The first episode also sets up another major factor the series will deal with, which are the realities romance must deal with in the real world: towards the end of her time in Florence, Amy is visited by her father (played by the inimitably voiced Keith David) and step-mother. Amy’s father is keen to get her back in law school and away from this art business she’s been studying in Florence. Her step-mother, played with a lovely warmth by Judith Scott, is equally keen to keep the peace.

It’s an experience many can relate to from their teens and twenties (or maybe even later), where conflicts flourish between the generations as the grown-up child begins to conform less and less with what their parents thought they were going to be. But what makes the series particularly lovely is how many years it traces (well over a decade): we see Amy’s relationships with her father, step-mother, and mother all develop, shift, and grow as she and Lino eventually marry, then adopt a child of their own some years later. And we get to see this happen with Lino’s family as well. Cultural misunderstandings abound, but are also worked through in ways that are not quick, easy, or melodramatic—the result feels much more real than the vast majority of dramas out there.

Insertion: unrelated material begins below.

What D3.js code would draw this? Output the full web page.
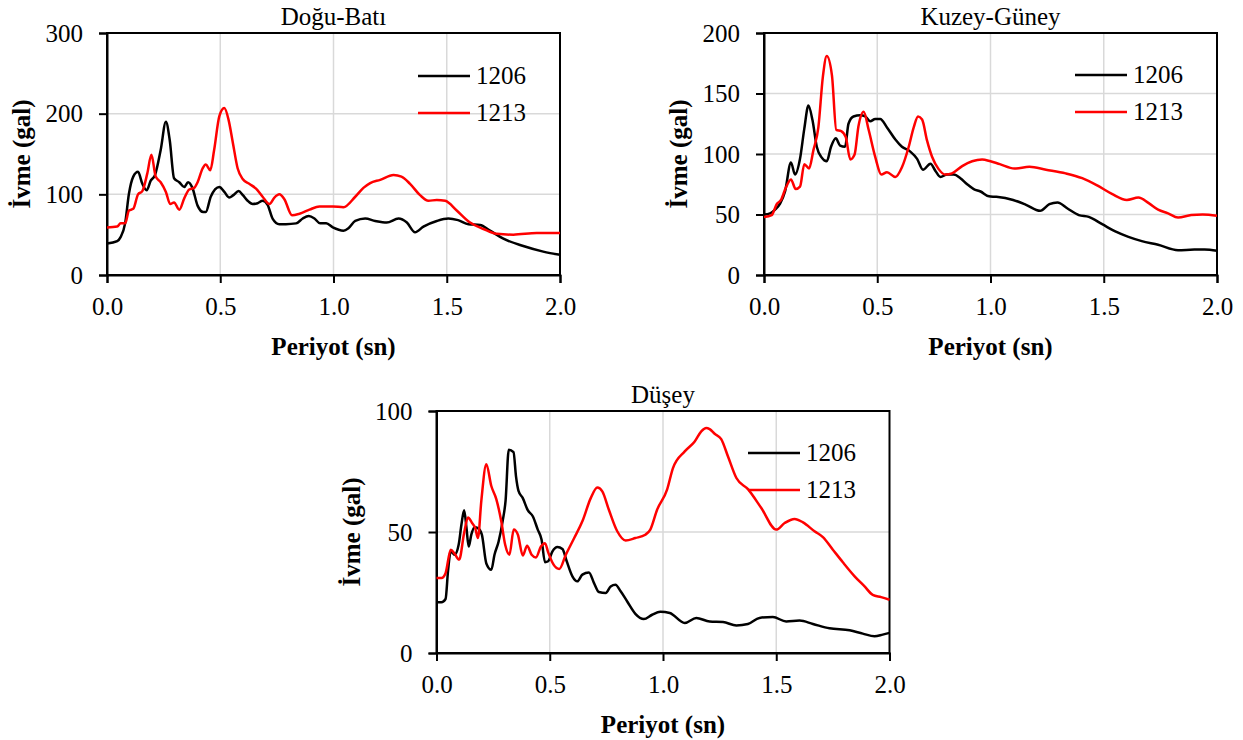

This is all assisted by there being no weak characters in the supporting cast of family and friends, as well as how excellent Saldaña and Mastrandrea are as the series’ leads. Even so, the standout in the familial relationships is Amy’s sister, Zora, played by Danielle Deadwyler. As Amy’s older sister, she clearly carried some of the weight for Amy as they both navigated their parents’ divorce, who separated while they were children. Rather than being a one-note supporting role, we see Zora as a fully rounded person. She is sometimes frustrated and annoyed with both Amy and Lino (particularly when they are forced to live with her for an extended period), but when it comes down to it, she is always there for them, no matter what heartbreak may come their way. Seeing such a fierce, loving, and caring person played with such depth is far too rare in storytelling, and Deadwyler’s sheer power and presence in the role makes it clear how important having such a person in your life can be.

It’s rare for stories to take the time to grapple with life so wholly as From Scratch does, and it being a limited series means it won’t be back for more, trying to scrounge up additional drama or character failings like some series have to do when they’re extended. It told the story it wanted to tell, and it actually left me emotionally rocked and in tears more than once—no mean feat, and certainly not something a rom-com is generally able to do (no matter how much I enjoy that genre). From Scratch is a family drama about love, life, and death, and it is not to be missed.